I would have thought so, too, but I checked Craigs List and it didn’t seem like prices have come down.
I think in all likelihood they’ll have to come up with a fix to make the car emissions cleaner. Then probably pass an exemption grandfathering the cars in while sticking VW with the largest fine ever issued.
I think part of the programming was gaming the ppm by diluting it with extraneous airflow. Since that’s a cheat of sorts, there’s no programming solution.
Yup. Less than 1% — that is because of the cash for clunkers program of a few years ago. Perfectly good well running cars and trucks were crushed in the compacter and engines destroyed all because of a freebie from the government. Very wasteful IMO.
People had a car that was paid for free and clear, now they have a car that isn’t paid for and probably a $20,000 loan.
I didn’t fall for the CforC scam and am still driving a 1993 vintage car — bought, paid for, and owned. A few scratches and dents but I OWN IT! It runs great too. We are still required to pass emissions and it seems to do okay. I think that the cut off was around 1969.
You see cars with the vintage/antique license plates that predate 1969. Vintage/antique? LOL. They are not antiques and are true clunkers but the owners don’t want to have to deal with the emissions tests. Don’t blame them, though.
That NoX emission is tied to combustion temperature, which is related to fuel injection timing. Advance of injection timing relative to TDC increases peak temperature and pressures, which increases NoX quantities produced. A multi-step injection profile limits peak temperature and is a common NoX control avenue.
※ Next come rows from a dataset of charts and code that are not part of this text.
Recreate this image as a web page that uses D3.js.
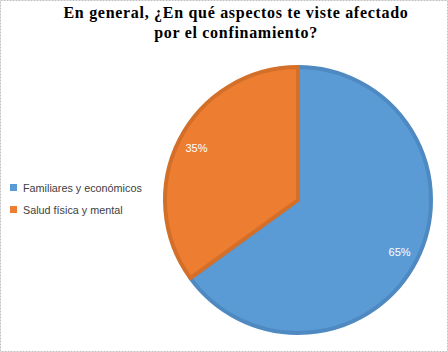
<!DOCTYPE html>
<html lang="es">
<head>
    <meta charset="UTF-8">
    <title>Confinamiento</title>
    <script src="https://d3js.org/d3.v7.min.js"></script>
    <style>
        body { margin: 0; padding: 0; background: #fff; }
        svg { display: block; }
        .title { font-family: "Liberation Serif", "Times New Roman", serif; font-weight: bold; font-size: 16px; letter-spacing: 0.7px; fill: #000; }
        .legend text { font-family: "Liberation Sans", Arial, sans-serif; font-size: 10.8px; fill: #404040; }
        .pct { font-family: "Liberation Sans", Arial, sans-serif; font-size: 11px; fill: #fff; }
    </style>
</head>
<body>
<svg width="448" height="352"></svg>
<script>
    // chart data
    const categories = ["Familiares y económicos", "Salud física y mental"];
    const values = [65, 35];
    const colors = ["#5b9bd5", "#ed7d31"];
    const strokes = ["#4e89c1", "#d46f29"];
    const titleLines = ["En general, ¿En qué aspectos te viste afectado", "por el confinamiento?"];

    const data = categories.map((c, i) => ({ name: c, value: values[i], color: colors[i], stroke: strokes[i] }));

    const svg = d3.select("svg");
    const width = 448, height = 352;

    // frame
    svg.append("rect")
        .attr("x", 0.5).attr("y", 0.5)
        .attr("width", width - 1).attr("height", height - 1)
        .attr("fill", "#fff")
        .attr("stroke", "#bfbfbf")
        .attr("stroke-dasharray", "2,1");

    svg.append("text")
        .attr("class", "title")
        .attr("text-anchor", "middle")
        .selectAll("tspan")
        .data(titleLines)
        .join("tspan")
        .attr("x", 236)
        .attr("y", (d, i) => 18 + i * 20)
        .text(d => d);

    const cx = 298, cy = 200, r = 135;
    const g = svg.append("g").attr("transform", `translate(${cx},${cy})`);

    const pie = d3.pie().value(d => d.value).sort(null);
    const arcs = pie(data);
    const arc = d3.arc().innerRadius(0).outerRadius(r - 2);
    const labelArc = d3.arc().innerRadius(114).outerRadius(114);

    g.selectAll("path")
        .data(arcs)
        .join("path")
        .attr("d", arc)
        .attr("fill", d => d.data.color)
        .attr("stroke", d => d.data.stroke)
        .attr("stroke-width", 4)
        .attr("stroke-linejoin", "round");

    const total = d3.sum(values);
    g.selectAll("text.pct")
        .data(arcs)
        .join("text")
        .attr("class", "pct")
        .attr("text-anchor", "middle")
        .attr("dy", "0.35em")
        .attr("transform", d => `translate(${labelArc.centroid(d)})`)
        .text(d => Math.round(d.data.value / total * 100) + "%");

    const legend = svg.append("g").attr("class", "legend");
    const items = legend.selectAll("g")
        .data(data)
        .join("g")
        .attr("transform", (d, i) => `translate(10,${184 + i * 22})`);
    items.append("rect")
        .attr("width", 7).attr("height", 7)
        .attr("fill", d => d.color);
    items.append("text")
        .attr("x", 13).attr("y", 7.5)
        .text(d => d.name);
</script>
</body>
</html>
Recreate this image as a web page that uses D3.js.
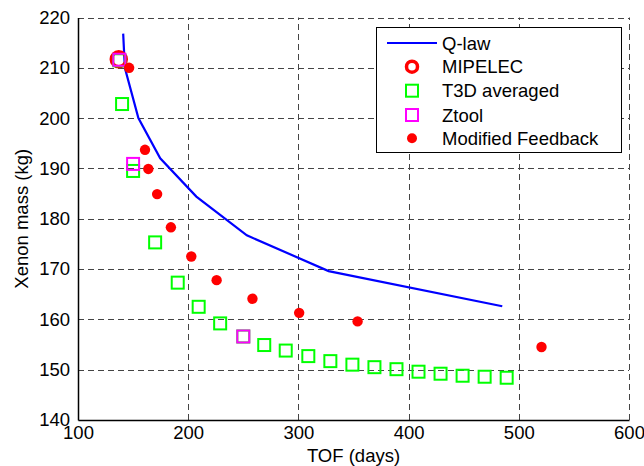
<!DOCTYPE html>
<html>
<head>
<meta charset="utf-8">
<script src="https://cdn.jsdelivr.net/npm/d3@7"></script>
<style>
  body { margin: 0; background: #fff; }
  text { font-family: "Liberation Sans", Arial, Helvetica, sans-serif; }
</style>
</head>
<body>
<script>
// Q-law curve (TOF days, xenon kg)
var qlawTof  = [141, 142.5, 154.8, 174.6, 207.4, 253.2, 327.4, 485];
var qlawMass = [216.8, 210, 200, 192, 184.4, 176.7, 169.6, 162.6];

var mipelecTof  = [137];
var mipelecMass = [211.7];

var t3dTof  = [137.5, 140, 150, 170, 190.5, 209.5, 229, 250, 269, 288.5, 309, 329, 349, 369, 389, 409, 429, 449, 469, 489];
var t3dMass = [211.5, 202.8, 189.5, 175.3, 167.3, 162.5, 159.2, 156.6, 154.9, 153.8, 152.7, 151.7, 151.0, 150.5, 150.1, 149.6, 149.2, 148.8, 148.6, 148.4];

var ztoolTof  = [137.5, 150, 250];
var ztoolMass = [211.6, 190.9, 156.6];

var mfTof  = [146.4, 160.8, 163.8, 171.8, 184.3, 202.8, 225.8, 258.3, 300.7, 353.7, 520.6];
var mfMass = [210, 193.7, 189.9, 184.9, 178.3, 172.5, 167.8, 164.1, 161.3, 159.6, 154.5];

var xTicks = [100, 200, 300, 400, 500, 600];
var yTicks = [140, 150, 160, 170, 180, 190, 200, 210, 220];

var legendNames = ["Q-law", "MIPELEC", "T3D averaged", "Ztool", "Modified Feedback"];

draw();

function draw()
{
        var width = 644,
                height = 466;
        var left = 78, right = 629, top = 17.5, bottom = 420;

        var svg = d3.select("body").append("svg")
                .attr("width", width)
                .attr("height", height);

        var x = d3.scaleLinear().domain([100, 600]).range([left, right]);
        var y = d3.scaleLinear().domain([140, 220]).range([bottom, top]);

        // dashed grid
        var grid = svg.append("g")
                .attr("stroke", "#444")
                .attr("stroke-width", 1)
                .attr("stroke-dasharray", "6,4");
        grid.selectAll(".gx")
                .data(xTicks.slice(1))
                .enter().append("line")
                .attr("x1", d => Math.round(x(d)) + 0.5).attr("x2", d => Math.round(x(d)) + 0.5)
                .attr("y1", bottom).attr("y2", top);
        grid.selectAll(".gy")
                .data(yTicks.slice(1))
                .enter().append("line")
                .attr("x1", left).attr("x2", right)
                .attr("y1", d => Math.round(y(d)) + 0.5).attr("y2", d => Math.round(y(d)) + 0.5);

        // axes
        var xAxis = d3.axisBottom(x).tickValues(xTicks).tickSize(0).tickPadding(6);
        var yAxis = d3.axisLeft(y).tickValues(yTicks).tickSize(0).tickPadding(8);

        var gx = svg.append("g")
                .attr("transform", "translate(0," + bottom + ")")
                .call(xAxis);
        var gy = svg.append("g")
                .attr("transform", "translate(" + left + ",0)")
                .call(yAxis);
        [gx, gy].forEach(function (g) {
                g.select(".domain").attr("stroke", "#000").attr("stroke-width", 1.5);
                g.selectAll("text").attr("font-size", 18.5).attr("fill", "#000")
                        .attr("font-family", "Liberation Sans, Arial, sans-serif");
        });

        svg.append("text")
                .attr("x", (left + right) / 2)
                .attr("y", 462)
                .attr("text-anchor", "middle")
                .attr("font-size", 18.5)
                .text("TOF (days)");
        svg.append("text")
                .attr("transform", "translate(28," + ((top + bottom) / 2) + ") rotate(-90)")
                .attr("text-anchor", "middle")
                .attr("font-size", 18.5)
                .text("Xenon mass (kg)");

        // Q-law
        var line = d3.line()
                .x((d, i) => x(qlawTof[i]))
                .y(d => y(d));
        svg.append("path")
                .datum(qlawMass)
                .attr("d", line)
                .attr("fill", "none")
                .attr("stroke", "#0000ff")
                .attr("stroke-width", 2.2);

        // MIPELEC
        svg.selectAll(".mip")
                .data(mipelecMass)
                .enter().append("circle")
                .attr("cx", (d, i) => x(mipelecTof[i]))
                .attr("cy", d => y(d))
                .attr("r", 7.5)
                .attr("fill", "none")
                .attr("stroke", "#ff0000")
                .attr("stroke-width", 3.5);

        // T3D averaged
        svg.selectAll(".t3d")
                .data(t3dMass)
                .enter().append("rect")
                .attr("x", (d, i) => x(t3dTof[i]) - 6)
                .attr("y", d => y(d) - 6)
                .attr("width", 12).attr("height", 12)
                .attr("fill", "none")
                .attr("stroke", "#00ff00")
                .attr("stroke-width", 2);

        // Ztool
        svg.selectAll(".zt")
                .data(ztoolMass)
                .enter().append("rect")
                .attr("x", (d, i) => x(ztoolTof[i]) - 6)
                .attr("y", d => y(d) - 6)
                .attr("width", 12).attr("height", 12)
                .attr("fill", "none")
                .attr("stroke", "#ff00ff")
                .attr("stroke-width", 2);

        // Modified Feedback
        svg.selectAll(".mf")
                .data(mfMass)
                .enter().append("circle")
                .attr("cx", (d, i) => x(mfTof[i]))
                .attr("cy", d => y(d))
                .attr("r", 5.2)
                .attr("fill", "#ff0000");

        // legend
        var lg = svg.append("g");
        lg.append("rect")
                .attr("x", 376.5).attr("y", 27.5)
                .attr("width", 245).attr("height", 125)
                .attr("fill", "#fff")
                .attr("stroke", "#000")
                .attr("stroke-width", 1);
        var rowY = [43, 66.7, 90.7, 115, 138.3];
        var mx = 412;
        lg.selectAll(".lt")
                .data(legendNames)
                .enter().append("text")
                .attr("x", 442)
                .attr("y", (d, i) => rowY[i] + 6.5)
                .attr("font-size", 18.5)
                .text(d => d);
        lg.append("line")
                .attr("x1", 387).attr("x2", 437)
                .attr("y1", rowY[0]).attr("y2", rowY[0])
                .attr("stroke", "#0000ff").attr("stroke-width", 2.2);
        lg.append("circle")
                .attr("cx", mx).attr("cy", rowY[1]).attr("r", 5.5)
                .attr("fill", "none").attr("stroke", "#ff0000").attr("stroke-width", 3.5);
        lg.append("rect")
                .attr("x", mx - 6).attr("y", rowY[2] - 6).attr("width", 12).attr("height", 12)
                .attr("fill", "none").attr("stroke", "#00ff00").attr("stroke-width", 2);
        lg.append("rect")
                .attr("x", mx - 6).attr("y", rowY[3] - 6).attr("width", 12).attr("height", 12)
                .attr("fill", "none").attr("stroke", "#ff00ff").attr("stroke-width", 2);
        lg.append("circle")
                .attr("cx", mx).attr("cy", rowY[4]).attr("r", 5)
                .attr("fill", "#ff0000");
}
</script>
</body>
</html>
http://www.sciencedirect.com/science/article/pii/S2212540X14000248
This was my thought. If the cars meet the standards at time of testing,doesn’t that meet the letter of the law? The other thing is the oppressive ideas from the gov’t./EPA. Do these people have a clue what they are doing? They are supposed to be working for us,not the other way around.
Maybe it's time for VW to be a world leader and get HCCI technology commercialized in the next few years, especially now that engine computers and pressurized direct fuel injection systems are very good indeed.
I am trying to guess how the car knew it was connected and being tested
It can only be through the electronic interface, and something in that interface says “I’m connected”
That would turn on/off the cheat.
I almost bought one of these things- I did a test drive over a weekend and I got nearly 80 MPH on the thruway. the dealership was a bit miffed that I put 400 miles on it
Is it mostly that the US wants to exclude diesel cars from the market?
My prediction is that would not fly in some states, such as Kalifornia, and folks won't be able to re-register their cars.
I'm not buying that. Just about every engine and electronic parameter on these cars is software controlled. A firmware upgrade with new emissions programming will be an easy cheap fix for vw.
Performance and fuel economy will no doubt take a hit, but a programming fix is very doable and cheap.
And owners want that "fixed"?
See post #78. If VW were running the tests, well we already know they are cheaters.
Talk about destroying a brand. What a fiasco.
My first (real) car was a used Scirroco:
It ran well, even though my friends said it was a 'beater' I loved it.
Sad.
They did no such thing. They took a gasoline engine automotive block and made it into a diesel. They were complete POCs with terrible longevity.
Even worse. Thanks for the memory flog. Gas engines aren’t built for that pressure, are they?